In the EU, there's a requirement that users are warned about the cookies that a site uses. It's a bizarre quirk that resulted from well-meaning legislation that appeared before GDPR. However, it suggests that users know what a cookie is and what it might be used for, which they absolutely do not. And it's oddly specific: I can register a serviceworker or use localStorage to store data and run code on the device, but for cookies I need a warning banner. https://www.cookiebot.com/en/cookie-law/
Every website implements this banner differently, leading to a mix of different ways to pop up a banner over the content of whichever site you're currently viewing. There's no prescribed way to handle this, so each site owner must solve it for themselves. This leads to a lot of superstition about what the requirements actually are, especially for teams without formal legal advice, and especially for teams with formal legal teams (because legal teams tend to hedge against the possibility of legal action rather than acting in the interests of the user).

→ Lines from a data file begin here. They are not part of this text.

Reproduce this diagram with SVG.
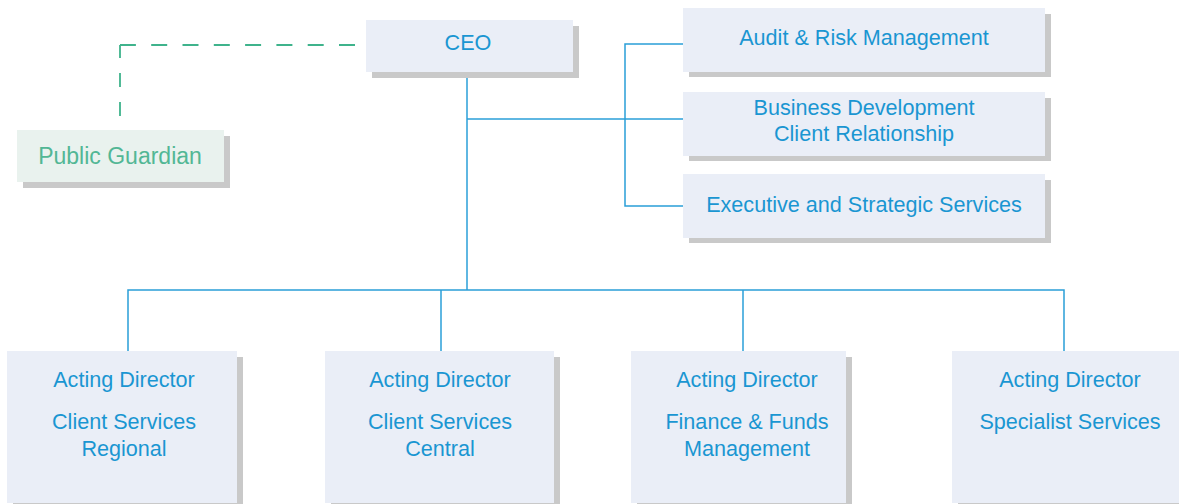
<svg xmlns="http://www.w3.org/2000/svg" width="1179" height="504" viewBox="0 0 1179 504">
  <style>
    .box { fill: #eaeef7; }
    .shadow { fill: #c9c9c9; }
    .pg { fill: #e9f2ee; }
    .lbl { font-family: "Liberation Sans", Arial, sans-serif; font-size: 21.6px; fill: #1a96d2; text-anchor: middle; }
    .lblg { font-family: "Liberation Sans", Arial, sans-serif; font-size: 23px; fill: #52b795; text-anchor: middle; }
    .line { fill: none; stroke: #2a9fd8; stroke-width: 1.5; }
    .dash { fill: none; stroke: #3fb38c; stroke-width: 1.8; }
  </style>
  <rect width="1179" height="504" fill="#ffffff"/>

  <g id="connectors">
    <path class="dash" d="M355,45 H120" stroke-dasharray="16 15.3"/>
    <path class="dash" d="M120,116 V45" stroke-dasharray="14 15"/>
    <path class="line" d="M467,77 V290"/>
    <path class="line" d="M467,119 H683"/>
    <path class="line" d="M683,44 H625 V206 H683"/>
    <path class="line" d="M128,351 V290 H1064 V351"/>
    <path class="line" d="M441,290 V351"/>
    <path class="line" d="M743,290 V351"/>
  </g>

  <g id="ceo">
    <rect class="shadow" x="372" y="26" width="207" height="52"/>
    <rect class="box" x="366" y="20" width="207" height="52"/>
    <text class="lbl" x="468" y="50">CEO</text>
  </g>

  <g id="public-guardian">
    <rect class="shadow" x="23" y="136" width="207" height="52"/>
    <rect class="pg" x="17" y="130" width="207" height="52"/>
    <text class="lblg" x="120" y="164">Public Guardian</text>
  </g>

  <g id="audit">
    <rect class="shadow" x="689" y="14" width="362" height="63"/>
    <rect class="box" x="683" y="8" width="362" height="64"/>
    <text class="lbl" x="864" y="45">Audit &amp; Risk Management</text>
  </g>

  <g id="business-development">
    <rect class="shadow" x="689" y="98" width="362" height="63"/>
    <rect class="box" x="683" y="92" width="362" height="64"/>
    <text class="lbl" x="864" y="115">Business Development</text>
    <text class="lbl" x="864" y="141">Client Relationship</text>
  </g>

  <g id="executive">
    <rect class="shadow" x="689" y="180" width="362" height="63"/>
    <rect class="box" x="683" y="174" width="362" height="64"/>
    <text class="lbl" x="864" y="212">Executive and Strategic Services</text>
  </g>

  <g id="client-services-regional">
    <rect class="shadow" x="13" y="357" width="230" height="152"/>
    <rect class="box" x="7" y="351" width="230" height="152"/>
    <text class="lbl" x="124" y="387">Acting Director</text>
    <text class="lbl" x="124" y="429">Client Services</text>
    <text class="lbl" x="124" y="456">Regional</text>
  </g>

  <g id="client-services-central">
    <rect class="shadow" x="331" y="357" width="229" height="152"/>
    <rect class="box" x="325" y="351" width="229" height="152"/>
    <text class="lbl" x="440" y="387">Acting Director</text>
    <text class="lbl" x="440" y="429">Client Services</text>
    <text class="lbl" x="440" y="456">Central</text>
  </g>

  <g id="finance-funds">
    <rect class="shadow" x="637" y="357" width="215" height="152"/>
    <rect class="box" x="631" y="351" width="215" height="152"/>
    <text class="lbl" x="747" y="387">Acting Director</text>
    <text class="lbl" x="747" y="429">Finance &amp; Funds</text>
    <text class="lbl" x="747" y="456">Management</text>
  </g>

  <g id="specialist-services">
    <rect class="shadow" x="958" y="357" width="230" height="152"/>
    <rect class="box" x="952" y="351" width="230" height="152"/>
    <text class="lbl" x="1070" y="387">Acting Director</text>
    <text class="lbl" x="1070" y="429">Specialist Services</text>
  </g>
</svg>
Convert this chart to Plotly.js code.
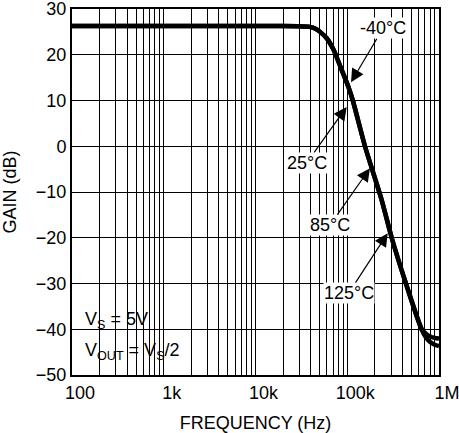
<!DOCTYPE html>
<html>
<head>
<meta charset="utf-8">
<script src="https://cdn.plot.ly/plotly-3.0.1.min.js"></script>
<style>html,body{margin:0;padding:0;background:#fff;}#chart{width:459px;height:433px;}</style>
</head>
<body>
<div id="chart"></div>
<script>
// Frequency (Hz) and gain (dB)
var freq = [100, 1000, 10000, 20000, 30000, 39000, 45000, 50500, 59700, 70500, 74800, 86900, 102800, 115000, 156000, 237000, 305000, 436000, 647000, 720000, 800000, 900000, 1000000];
var gainA = [26.3, 26.3, 26.3, 26.3, 26.25, 26.1, 25.7, 25.0, 23.6, 21.2, 20.0, 16.7, 13.0, 10.0, 0.0, -11.7, -20.0, -30.0, -40.0, -41.0, -41.6, -41.9, -42.0];
var gainB = [26.3, 26.3, 26.3, 26.3, 26.25, 26.1, 25.7, 25.0, 23.6, 21.2, 20.0, 16.7, 13.0, 10.0, 0.0, -11.7, -20.0, -30.0, -40.0, -41.8, -42.8, -43.4, -43.7];

var decadeVals = [100, 1000, 10000, 100000, 1000000];
var decadeText = ['100', '1k', '10k', '100k', '1M'];
var yTicks = [-50, -40, -30, -20, -10, 0, 10, 20, 30];

// Temperature labels: text, arrow head frequency, arrow head gain, label offset (px)
var tempLabels = ['-40°C', '25°C', '85°C', '125°C'];
var tempHeadFreq = [110000, 98600, 177000, 276000];
var tempHeadGain = [14.0, 8.6, -4.8, -19.0];
var tempDx = [32, -40, -40, -39];
var tempDy = [-54, 56, 57, 60];

// minor grid values: 2..9 x each decade
var minorVals = [];
for (var d = 0; d < decadeVals.length - 1; d++) {
  for (var m = 2; m <= 9; m++) minorVals.push(decadeVals[d] * m);
}

var font = {family: 'Liberation Sans, Arial, sans-serif', size: 18, color: '#000'};

var traces = [
  {x: freq, y: gainA, type: 'scatter', mode: 'lines', line: {color: '#000', width: 4.5, shape: 'spline', smoothing: 0.6}, hoverinfo: 'skip'},
  {x: freq, y: gainB, type: 'scatter', mode: 'lines', line: {color: '#000', width: 4.5, shape: 'spline', smoothing: 0.6}, hoverinfo: 'skip'}
];

var annotations = [];
for (var i = 0; i < tempLabels.length; i++) {
  annotations.push({
    x: Math.log10(tempHeadFreq[i]), y: tempHeadGain[i], xref: 'x', yref: 'y',
    text: tempLabels[i], showarrow: true, ax: tempDx[i], ay: tempDy[i],
    arrowhead: 2, arrowsize: 2.2, arrowwidth: 1.2, arrowcolor: '#000',
    bgcolor: '#fff', borderpad: 0, font: font
  });
}
annotations.push({xref: 'paper', yref: 'paper', x: 0.03, y: 0.150, xanchor: 'left', yanchor: 'middle',
  text: 'V<sub>S</sub> = 5V', showarrow: false, font: font});
annotations.push({xref: 'paper', yref: 'paper', x: 0.03, y: 0.063, xanchor: 'left', yanchor: 'middle',
  text: 'V<sub>OUT</sub> = V<sub>S</sub>/2', showarrow: false, font: font});

var layout = {
  width: 459, height: 433,
  margin: {l: 72, r: 20, t: 9, b: 58},
  paper_bgcolor: '#fff', plot_bgcolor: '#fff',
  showlegend: false,
  font: font,
  xaxis: {
    type: 'log', range: [2, 6], tickmode: 'array', tickvals: decadeVals, ticktext: decadeText,
    ticks: 'inside', ticklen: 8, tickwidth: 1, tickcolor: '#000',
    showgrid: true, gridcolor: '#000', gridwidth: 1,
    minor: {tickmode: 'array', tickvals: minorVals, ticks: 'inside', ticklen: 8, tickwidth: 1, tickcolor: '#000',
      showgrid: true, gridcolor: '#000', gridwidth: 1},
    showline: true, linecolor: '#000', linewidth: 2, mirror: true,
    zeroline: false, ticklabelshift: 8, tickfont: font, ticklabeloverflow: 'allow',
    title: {text: 'FREQUENCY (Hz)', font: font, standoff: 15},
    automargin: false
  },
  yaxis: {
    range: [-50, 30], tickmode: 'array', tickvals: yTicks,
    ticks: 'inside', ticklen: 9, tickwidth: 1, tickcolor: '#000',
    showgrid: true, gridcolor: '#000', gridwidth: 1,
    showline: true, linecolor: '#000', linewidth: 2, mirror: true,
    zeroline: false, tickfont: font, ticklabeloverflow: 'allow',
    title: {text: 'GAIN (dB)', font: font, standoff: 17},
    automargin: false
  },
  shapes: [{type: 'rect', xref: 'paper', yref: 'paper', x0: 0, x1: 0.327, y0: 0, y1: 0.183,
    fillcolor: '#fff', line: {width: 0}, layer: 'between'}],
  annotations: annotations
};

Plotly.newPlot('chart', traces, layout, {displayModeBar: false, staticPlot: true});
</script>
</body>
</html>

What would be a better solution here?
I notice that some sites ask me if they can send me push notifications, or whether they're able to read my current location. These prompts don't need to be provided by the site owner - they're built into the permission model of the browser. Why is it different for cookies?
Indeed, at a basic level, it is the browser who stores cookies for the websites. It is the browser attaching them to requests, reading them off the responses and managing cross-domain security. A browser is the only actor that can prevent a cookie in an http response header from being saved, based on approval given in a prompt.
As I browse the internet in the EU, the vast majority of sites I see give me cookie notices. However, some do not. I would be interested to know if the browser vendor could be held legally responsible for not warning the users of these websites about the cookies that are issued. That might prompt swift action from the browser vendors to implement a native prompt.
A native prompt could have other benefits: one might be able to set a setting to say "always accept" or "always reject", or to artificially limit the lifetime of cookies across all sites.
Cookies are essential for complex and useful websites. Let's ask the browsers to help us out.